É nesta perspectiva que nas últimas horas, nas redes sociais em Angola, jovens ensaiam a própria morte, soterrados debaixo de lama ou deitados no chão, debaixo de objectos que variam desde blocos a jornais, cestos de pão e botijas de gás.
Sabe-se pouco sobre a origem do protesto. Segundo o Novo Jornal, a "Febre do bloco na cabeça", como inicialmente denominada, surgiu em homenagem às vítimas mortais das últimas chuvas que caíram sob a cidade de Luanda. Enquanto na outra versão, o desafio "Acaba de me matar", denota ser um protesto contra os mais variados problemas do país.
Um protesto inteligente num país que o Israel Campos diz ser ""anti-manifestantes"", afinal, por aqui o jovem que pensa não fala de política, a não ser que seja à beira das eleições, porque aí a sapiência dos nossos sábios redescobre que os jovens bebem cuca.
Portanto antes de estudar o angolano, como muitos sugerem, é preciso compreender e respeitar a audácia do protesto destes jovens.
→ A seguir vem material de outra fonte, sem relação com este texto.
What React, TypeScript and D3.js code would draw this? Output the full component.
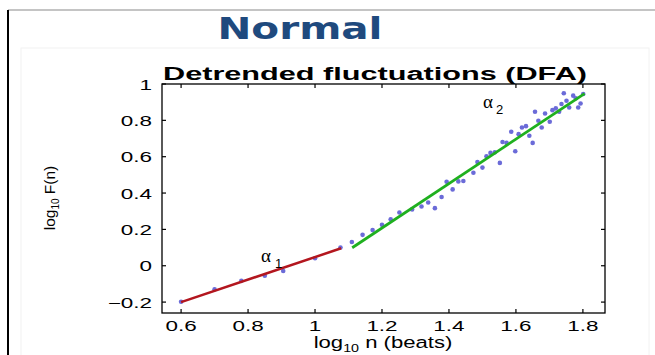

Eles que vêem o próprio reflexo entalado entre blocos e botijas de gás ao encarar a sua realidade de todos os dias. Jovens frustrados ao constatar que mudam-se os anos, mudam-se por vezes até os dirigentes, mas os problemas prevalecem. Problemas tão aviltantes quanto é vê-los simulando a morte por motivos tão fúteis, quanto é o alto preço do gás, do pão ou as inundações causadas pela água das chuvas, que caem na mesma estação todos os anos e resultam em tantas vítimas.
Agora é normal que o protesto não encante a todos. A cantora e compositora Irina Vasconcelos por exemplo fez coro àqueles que acham que a criatividade destes jovens tem ido longe demais, pois arriscam as próprias vidas. A Irina e os outros têm razão, mas a vida destes jovens ""sem noção"" é o risco que eles ilustram nestas fotografias. Um risco que já não pode ser ignorado, porque se for, estes corpos deitados ao chão nas imagens, não serão simulados.